Available data |
__________________________________________________

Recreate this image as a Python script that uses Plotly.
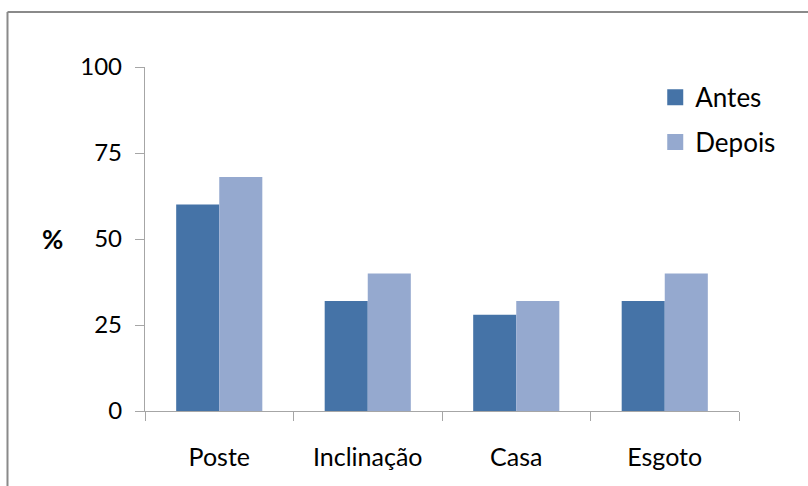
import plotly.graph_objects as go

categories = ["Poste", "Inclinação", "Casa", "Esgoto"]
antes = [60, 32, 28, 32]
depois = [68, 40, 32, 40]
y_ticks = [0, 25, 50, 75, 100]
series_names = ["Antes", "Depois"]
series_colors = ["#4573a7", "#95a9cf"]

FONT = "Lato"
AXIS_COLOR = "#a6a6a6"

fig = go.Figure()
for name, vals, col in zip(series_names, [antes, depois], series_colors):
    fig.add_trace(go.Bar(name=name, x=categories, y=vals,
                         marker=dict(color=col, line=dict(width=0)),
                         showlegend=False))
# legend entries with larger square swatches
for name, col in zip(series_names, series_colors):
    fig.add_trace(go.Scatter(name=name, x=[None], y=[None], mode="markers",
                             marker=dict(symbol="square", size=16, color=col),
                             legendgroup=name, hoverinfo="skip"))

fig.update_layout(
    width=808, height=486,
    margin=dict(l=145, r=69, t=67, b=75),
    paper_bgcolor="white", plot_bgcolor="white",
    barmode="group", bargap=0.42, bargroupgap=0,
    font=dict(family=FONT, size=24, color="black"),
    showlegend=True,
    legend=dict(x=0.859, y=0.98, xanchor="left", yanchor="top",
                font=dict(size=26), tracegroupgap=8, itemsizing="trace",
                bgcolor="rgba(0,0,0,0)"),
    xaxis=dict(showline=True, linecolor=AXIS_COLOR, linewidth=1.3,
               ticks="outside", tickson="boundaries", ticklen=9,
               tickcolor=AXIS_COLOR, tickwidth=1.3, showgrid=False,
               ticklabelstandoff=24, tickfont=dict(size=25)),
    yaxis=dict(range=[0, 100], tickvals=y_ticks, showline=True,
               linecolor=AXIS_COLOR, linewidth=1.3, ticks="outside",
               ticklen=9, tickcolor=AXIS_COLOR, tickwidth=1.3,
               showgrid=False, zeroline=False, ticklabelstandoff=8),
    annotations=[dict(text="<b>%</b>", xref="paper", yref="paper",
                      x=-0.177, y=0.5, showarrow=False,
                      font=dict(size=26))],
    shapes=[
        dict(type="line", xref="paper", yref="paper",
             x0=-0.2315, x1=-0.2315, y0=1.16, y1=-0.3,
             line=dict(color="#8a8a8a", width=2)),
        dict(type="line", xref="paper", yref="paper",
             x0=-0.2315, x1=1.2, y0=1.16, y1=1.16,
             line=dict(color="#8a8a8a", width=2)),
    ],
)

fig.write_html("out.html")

__________________________________________________

Instructions to follow | From the data above, write out everything exactly except the pictures.

Output below |
Recreate this image as a Python script that uses Plotly.
import plotly.graph_objects as go

categories = ["Poste", "Inclinação", "Casa", "Esgoto"]
antes = [60, 32, 28, 32]
depois = [68, 40, 32, 40]
y_ticks = [0, 25, 50, 75, 100]
series_names = ["Antes", "Depois"]
series_colors = ["#4573a7", "#95a9cf"]

FONT = "Lato"
AXIS_COLOR = "#a6a6a6"

fig = go.Figure()
for name, vals, col in zip(series_names, [antes, depois], series_colors):
    fig.add_trace(go.Bar(name=name, x=categories, y=vals,
                         marker=dict(color=col, line=dict(width=0)),
                         showlegend=False))
# legend entries with larger square swatches
for name, col in zip(series_names, series_colors):
    fig.add_trace(go.Scatter(name=name, x=[None], y=[None], mode="markers",
                             marker=dict(symbol="square", size=16, color=col),
                             legendgroup=name, hoverinfo="skip"))

fig.update_layout(
    width=808, height=486,
    margin=dict(l=145, r=69, t=67, b=75),
    paper_bgcolor="white", plot_bgcolor="white",
    barmode="group", bargap=0.42, bargroupgap=0,
    font=dict(family=FONT, size=24, color="black"),
    showlegend=True,
    legend=dict(x=0.859, y=0.98, xanchor="left", yanchor="top",
                font=dict(size=26), tracegroupgap=8, itemsizing="trace",
                bgcolor="rgba(0,0,0,0)"),
    xaxis=dict(showline=True, linecolor=AXIS_COLOR, linewidth=1.3,
               ticks="outside", tickson="boundaries", ticklen=9,
               tickcolor=AXIS_COLOR, tickwidth=1.3, showgrid=False,
               ticklabelstandoff=24, tickfont=dict(size=25)),
    yaxis=dict(range=[0, 100], tickvals=y_ticks, showline=True,
               linecolor=AXIS_COLOR, linewidth=1.3, ticks="outside",
               ticklen=9, tickcolor=AXIS_COLOR, tickwidth=1.3,
               showgrid=False, zeroline=False, ticklabelstandoff=8),
    annotations=[dict(text="<b>%</b>", xref="paper", yref="paper",
                      x=-0.177, y=0.5, showarrow=False,
                      font=dict(size=26))],
    shapes=[
        dict(type="line", xref="paper", yref="paper",
             x0=-0.2315, x1=-0.2315, y0=1.16, y1=-0.3,
             line=dict(color="#8a8a8a", width=2)),
        dict(type="line", xref="paper", yref="paper",
             x0=-0.2315, x1=1.2, y0=1.16, y1=1.16,
             line=dict(color="#8a8a8a", width=2)),
    ],
)

fig.write_html("out.html")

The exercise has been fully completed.